Bay-Area #food-#tech startup SCiFi Foods has emerged from stealth mode with a game-changing announcement for the cultivated meat sector. The company says it has achieved price parity with beef using a proprietary tech combination involving its own high-throughput cell line engineering and CRISPR technology.
“We’ve known from day one that by opting to work on cultivated beef, we were choosing a much bigger challenge in terms of the science and technology required,” SCiFi Foods CEO and co-founder Joshua March said in a statement. “However, beef is the ultimate prize—with both the biggest market demand and the biggest climate impact.
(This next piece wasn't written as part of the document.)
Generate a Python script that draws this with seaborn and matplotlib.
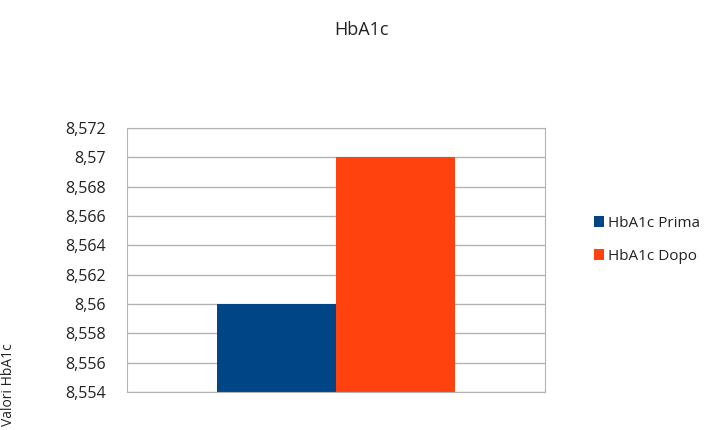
import pandas as pd
import numpy as np
import matplotlib.pyplot as plt
import seaborn as sns
from matplotlib.ticker import FuncFormatter, MultipleLocator
from matplotlib.patches import Patch

# -------------------
# Data
series = ["HbA1c Prima", "HbA1c Dopo"]
values = [8.56, 8.57]
colors = ["#004586", "#ff420e"]

df = pd.DataFrame({"group": [""] * len(series), "serie": series, "valore": values})

# -------------------
# Plot
sns.set_style("white")
plt.rcParams['font.family'] = ['Open Sans', 'DejaVu Sans']

fig = plt.figure(figsize=(7.22, 4.30), dpi=100)
ax = fig.add_axes([127 / 722, 1 - 392 / 430, (545 - 127) / 722, (392 - 128) / 430])

sns.barplot(data=df, x="group", y="valore", hue="serie", palette=colors,
            width=0.57, ax=ax, legend=False, saturation=1)

ax.set_ylim(8.554, 8.572)
ax.yaxis.set_major_locator(MultipleLocator(0.002))
ax.yaxis.set_major_formatter(FuncFormatter(lambda v, p: f"{v:.3f}".rstrip("0").replace(".", ",")))
ax.grid(axis="y", color="#b3b3b3", linewidth=1)
ax.set_axisbelow(True)
for s in ax.spines.values():
    s.set_color("#b3b3b3")
ax.set_xticks([])
ax.set_xlabel("")
ax.set_ylabel("")
ax.tick_params(axis="y", labelsize=11.5, colors="#222222", length=0, pad=15)
for p in ax.patches:
    p.set_edgecolor("none")

fig.text(0.5, 1 - 30 / 430, "HbA1c", ha="center", va="center", fontsize=13, color="#222222")
fig.text(9 / 722, 1 - 385 / 430, "Valori HbA1c", rotation=90, ha="center", va="center",
         fontsize=10, color="#222222")

handles = [Patch(facecolor=c, edgecolor="none") for c in colors]
fig.legend(handles, series, loc="center left", bbox_to_anchor=(580 / 722, 1 - 240 / 430),
           frameon=False, fontsize=11, handlelength=0.7, handleheight=0.7,
           handletextpad=0.25, labelspacing=1.2, labelcolor="#222222")

fig.savefig("out.png", dpi=100)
This breakthrough illustrates the power of our bioengineering strategy, and is a huge testament to our team and the platform they’ve built.”Price parity
According to SCiFi, its first R&D announcement is also a world’s first achievement—the company, which has raised more than $29 million to date, is the first to produce edible cultivated beef cell lines that grow in a single-cell suspension. “This not only validates SCiFi Foods’ cell line engineering strategy and platform, but also allows the company to reduce the cost of growing its beef cells at scale by at least one thousand times—the biggest zero to one in cultivated meat,” the company said.
CRISPR
Part of the development comes by way of the controversial CRISPR technology. That tech, developed by American biochemist Jennifer Anne Doudna, a Fellow of the Royal Society, was adapted from a genome editing system that bacteria use for immunity. By capturing and inserting small pieces of DNA from the attacking virus into their own DNA, bacteria create what’s called CRISPR arrays. The technology has been eyed as a potential embryonic treatment for a number of hereditary diseases including hemophilia, cystic fibrosis, Alzheimer’s, and Parkinson’s, among others. But for all of its potential, the tech has also brought controversy as studies have found that altering the DNA of embryos or eggs and sperm could cause mutations that create other health threats. The risks don’t just impact the embryo at hand, either; genetic changes would alter the health and health risks of future generations, too, research has found.